Há 17 anos, Paulo José recebeu a notícia de que era portador do Mal de Parkinson. Mas a doença, que prejudica os movimentos do corpo e da face, essenciais para um ator, não o afastou de seus personagens. Só neste ano, Paulo se prepara para rodar "O Palhaço", de Selton Mello, divide o palco com a filha Ana Kutner, na peça "Um Navio no Espaço ou Ana Cristina César”, e acaba de lançar o filme “Quincas Berro d’Água”, baseado no romance de Jorge Amado.
Dirigido por Sérgio Machado (Cidade Baixa), “Quincas” traz Paulo como o personagem do título, um ex-funcionário público que, após ser encontrado morto em sua cama, é conduzido pelos amigos para uma derradeira noite de farra. Na empreitada, o personagem tem uma espécie de segunda morte, agora do modo que sempre sonhou. Na ocasião do lançamento do filme, Paulo conversou com o iBahia.com.
iBahia.com - Quem é Quincas Berro D’água?
Paulo José - Quincas é o homem que resolveu tirar a coleira que o prendia a uma vida morna, sem gosto. Resolveu virar o cachorro magro, de rua, vira-lata, mas sem a coleira. Antes era o cachorro doméstico acorrentado. Pegou um barco sem rumo e resolveu respirar. É um personagem que ensina, ao seu modo, que não existe validade para alcançar a vida. Quincas é a recusa de permanecer morto.
iBahia.com - Adaptar um personagem do universo literário exige uma atuação específica?
Paulo José - O cinema exige uma atuação particular. Tudo precisa ser mínimo, já que a câmera amplia, faz tudo ficar maior. Então, uma leve levantada de sobrancelha pode virar uma coisa monstruosa naquela tela gigante. Esse é o trabalho com a linguagem do cinema. Diminuir, diminuir, até ficar apenas na sugestão. A sugestão é sempre o melhor caminho a ser trilhado. Lembre dos bons filmes. É sempre a tentativa de sugerir, seja ela do diretor ou do ator.
iBahia.com - Qual sua relação com a literatura de Jorge Amado?
Paulo José - Jorge, junto com Pierre Verger, é o responsável pela projeção imagética dessa Bahia popular, religiosa, mestiça. É natural que todo brasileiro tenha uma relação com essa imagem projetada pelo Jorge, pelo Verger. No caso especifico de Quincas Berra d’Água, que é uma das maiores novelas de Jorge, ele foge um pouco de seus temas mais recorrentes. Não que deixe de falar da Bahia popular, mas traça um painel diferenciado, mais urbano, voltado para a capital. E é uma obra despretensiosa, publicada em revista, fora do roteiro tradicional do romancista conhecido. Lembro que quando li, notei o tempo do livro. É um livro perfeito para o cinema, seco, conciso. Tem uma narrativa muito cinematográfica, o tempo exato de um longa-metragem.

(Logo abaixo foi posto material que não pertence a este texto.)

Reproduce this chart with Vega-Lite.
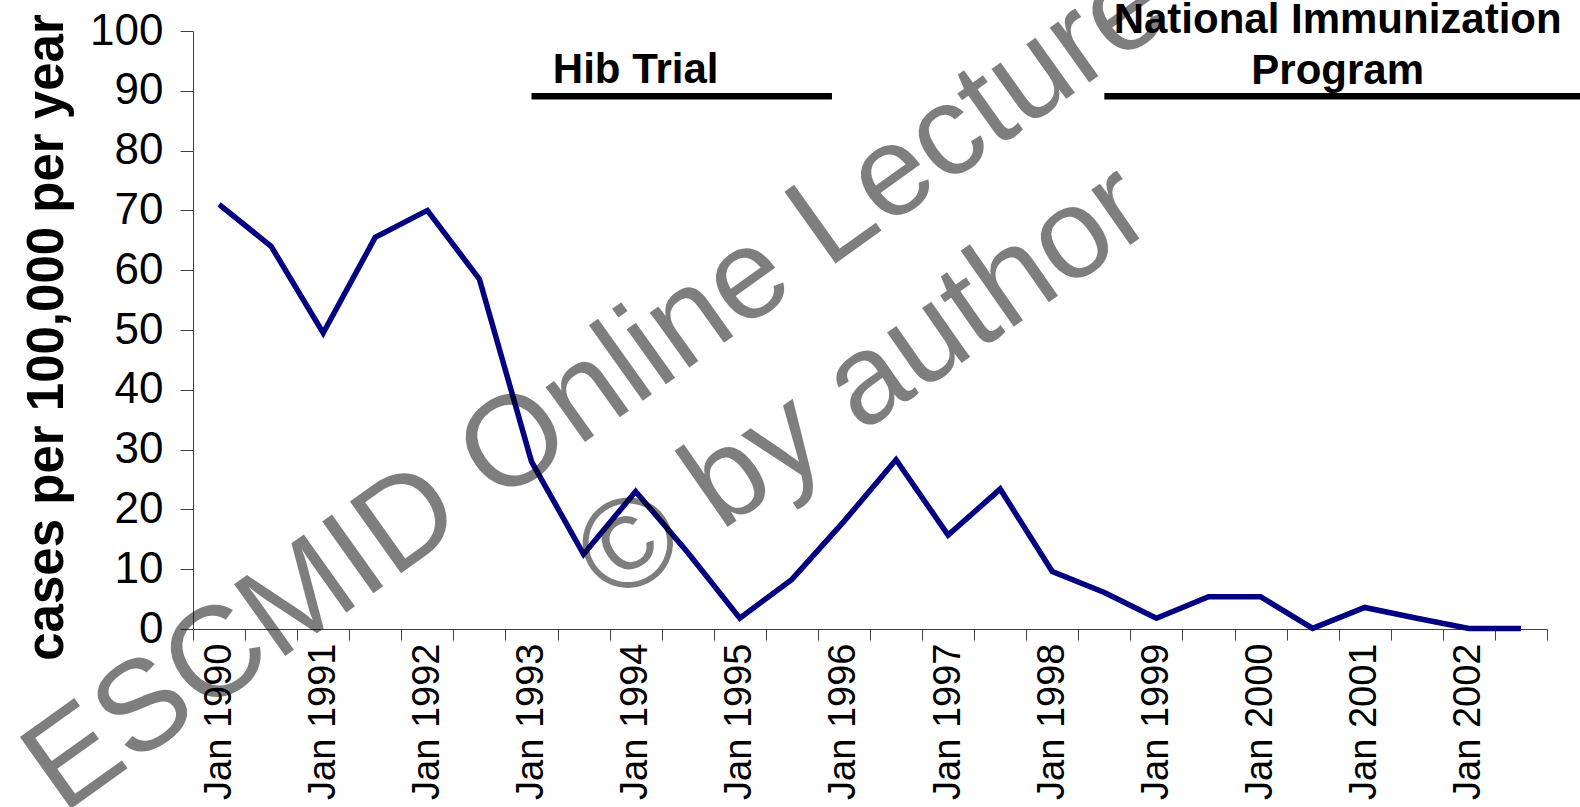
{
  "$schema": "https://vega.github.io/schema/vega-lite/v6.json",
  "width": 1354,
  "height": 598,
  "autosize": {"type": "none"},
  "padding": {"left": 193, "top": 31, "right": 33, "bottom": 178},
  "background": "white",
  "config": {"view": {"stroke": null}, "font": "Liberation Sans"},
  "datasets": {
    "cases": [
      {"period": "Jan 1990", "rate": 71},
      {"period": "Jul 1990", "rate": 64},
      {"period": "Jan 1991", "rate": 49.5},
      {"period": "Jul 1991", "rate": 65.5},
      {"period": "Jan 1992", "rate": 70},
      {"period": "Jul 1992", "rate": 58.5},
      {"period": "Jan 1993", "rate": 28},
      {"period": "Jul 1993", "rate": 12.5},
      {"period": "Jan 1994", "rate": 23},
      {"period": "Jul 1994", "rate": 12.8},
      {"period": "Jan 1995", "rate": 1.8},
      {"period": "Jul 1995", "rate": 8.3},
      {"period": "Jan 1996", "rate": 18},
      {"period": "Jul 1996", "rate": 28.3},
      {"period": "Jan 1997", "rate": 15.7},
      {"period": "Jul 1997", "rate": 23.4},
      {"period": "Jan 1998", "rate": 9.6},
      {"period": "Jul 1998", "rate": 6.1},
      {"period": "Jan 1999", "rate": 1.8},
      {"period": "Jul 1999", "rate": 5.4},
      {"period": "Jan 2000", "rate": 5.4},
      {"period": "Jul 2000", "rate": 0.1},
      {"period": "Jan 2001", "rate": 3.6},
      {"period": "Jul 2001", "rate": 1.8},
      {"period": "Jan 2002", "rate": 0.1},
      {"period": "Jul 2002", "rate": 0.1}
    ]
  },
  "layer": [
    {
      "data": {"name": "cases"},
      "mark": {"type": "line", "color": "#000080", "strokeWidth": 5.5, "strokeJoin": "miter"},
      "encoding": {
        "x": {
          "field": "period",
          "type": "ordinal",
          "sort": null,
          "scale": {
            "type": "band",
            "paddingInner": 0,
            "paddingOuter": 0,
            "domain": ["Jan 1990","Jul 1990","Jan 1991","Jul 1991","Jan 1992","Jul 1992","Jan 1993","Jul 1993","Jan 1994","Jul 1994","Jan 1995","Jul 1995","Jan 1996","Jul 1996","Jan 1997","Jul 1997","Jan 1998","Jul 1998","Jan 1999","Jul 1999","Jan 2000","Jul 2000","Jan 2001","Jul 2001","Jan 2002","Jul 2002"]
          },
          "axis": {
            "title": null,
            "labelExpr": "substring(datum.label,0,3)=='Jan' ? datum.label : ''",
            "labelAngle": 270,
            "labelAlign": "right",
            "labelBaseline": "middle",
            "labelFontSize": 38,
            "labelFont": "Liberation Sans",
            "labelColor": "#000000",
            "labelPadding": 3,
            "labelOverlap": false,
            "tickBand": "extent",
            "tickSize": 11,
            "tickColor": "#404040",
            "domainColor": "#404040"
          }
        },
        "y": {
          "field": "rate",
          "type": "quantitative",
          "scale": {"domain": [0, 100], "nice": false},
          "axis": {
            "title": "cases per 100,000 per year",
            "values": [0, 10, 20, 30, 40, 50, 60, 70, 80, 90, 100],
            "grid": false,
            "tickSize": 13,
            "tickColor": "#404040",
            "domainColor": "#404040",
            "labelFontSize": 44,
            "labelFont": "Liberation Sans Narrow, Liberation Sans",
            "labelColor": "#000000",
            "labelPadding": 17,
            "titleFont": "Liberation Sans",
            "titleFontSize": 51,
            "titleFontWeight": "bold",
            "titleColor": "#000000",
            "titleAngle": 270,
            "titleAlign": "center",
            "titleBaseline": "alphabetic",
            "titleX": -131,
            "titleY": 306
          }
        }
      }
    },
    {
      "data": {"values": [{"label": "Hib Trial"}]},
      "mark": {"type": "rule", "color": "#000000", "strokeWidth": 6.5, "x2Offset": -12},
      "encoding": {
        "x": {"datum": "Jan 1993"},
        "x2": {"datum": "Jan 1996"},
        "y": {"datum": 89.1}
      }
    },
    {
      "data": {"values": [{"label": "National Immunization Program"}]},
      "mark": {"type": "rule", "color": "#000000", "strokeWidth": 6.5, "x2Offset": 60},
      "encoding": {
        "x": {"datum": "Jul 1998"},
        "x2": {"datum": "Jul 2002"},
        "y": {"datum": 89.1}
      }
    },
    {
      "data": {"values": [{"label": "Hib Trial"}]},
      "mark": {"type": "text", "font": "Liberation Sans", "fontSize": 42, "fontWeight": "bold", "color": "#000000", "align": "center", "baseline": "alphabetic"},
      "encoding": {
        "x": {"datum": "Jan 1994"},
        "y": {"datum": 91.3},
        "text": {"field": "label"}
      }
    },
    {
      "data": {"values": [{"label": "National Immunization"}]},
      "mark": {"type": "text", "font": "Liberation Sans", "fontSize": 42, "fontWeight": "bold", "color": "#000000", "align": "center", "baseline": "alphabetic", "dx": 25},
      "encoding": {
        "x": {"datum": "Jul 2000"},
        "y": {"datum": 99.7},
        "text": {"field": "label"}
      }
    },
    {
      "data": {"values": [{"label": "Program"}]},
      "mark": {"type": "text", "font": "Liberation Sans", "fontSize": 42, "fontWeight": "bold", "color": "#000000", "align": "center", "baseline": "alphabetic", "dx": 25},
      "encoding": {
        "x": {"datum": "Jul 2000"},
        "y": {"datum": 91.2},
        "text": {"field": "label"}
      }
    },
    {
      "data": {"values": [{"label": "ESCMID Online Lecture"}]},
      "mark": {"type": "text", "font": "Liberation Sans", "fontSize": 128, "color": "#000000", "opacity": 0.5, "align": "center", "baseline": "alphabetic", "angle": 324.5, "dx": -21},
      "encoding": {
        "x": {"datum": "Jan 1994"},
        "y": {"datum": 37.3},
        "text": {"field": "label"}
      }
    },
    {
      "data": {"values": [{"label": "© by author"}]},
      "mark": {"type": "text", "font": "Liberation Sans", "fontSize": 128, "color": "#000000", "opacity": 0.5, "align": "center", "baseline": "alphabetic", "angle": 325, "dx": -12},
      "encoding": {
        "x": {"datum": "Jul 1996"},
        "y": {"datum": 36.8},
        "text": {"field": "label"}
      }
    }
  ]
}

iBahia.com - Além das viagens pelo Brasil para o lançamento de Quincas, você está gravando o novo filme de Selton Melo, em Paulínea (SP), e está em cartaz com a peça “Um navio no espaço ou Ana Cristina César”. Não cansa?
Paulo José - Você esqueceu de falar da série Justica, dirigida por Wolf Maya. Faço parte do elenco. O projeto deve estrear no meio do ano na Globo. Veja, essa é minha caminhada. Já que falei em caminho, não vejo outro. E todas essas coisas, na verdade, fazem parte de um mesmo projeto. É como se eu estivesse fazendo uma coisa só, um único trabalho: expressar, atuar, representar, sinônimos para aquilo que escolhi fazer.
iBahia.com - “Parkinson de diversões” foi a expressão que você utilizou para se referir ao problema que enfrenta há 17 anos. Encarar a doença de maneira bem-humorada é uma forma de minimizá-la?
Paulo José - Certa vez, recebi o email de uma mulher comentando essa minha declaração. Se não me engano, ela era mulher de um portador da doença e o email dizia que eu não devia brincar com um problema desses. Pedia para eu refletir. Isso me deixou mais cauteloso. Não posso fingir que se trata de algo simples, fácil. Isso do “Parkinson de diversões” não soou muito bem. É um distúrbio degenerativo. Minha rotina é condicionada por ele. Tenho hora para tomar remédio, hora para fazer a sessão de ginástica, hora para a sessão de voz. Você vai perdendo a capacidade de coordenar os movimentos do corpo, da face, sua voz vai ficando falha. Mas se eu parar para ficar refletindo sobre isso, o problema se transforma em algo ainda maior. Tenho que continuar trabalhando, olhando para os meus personagens. Permanecer na ativa é um remédio contra o Parkinson.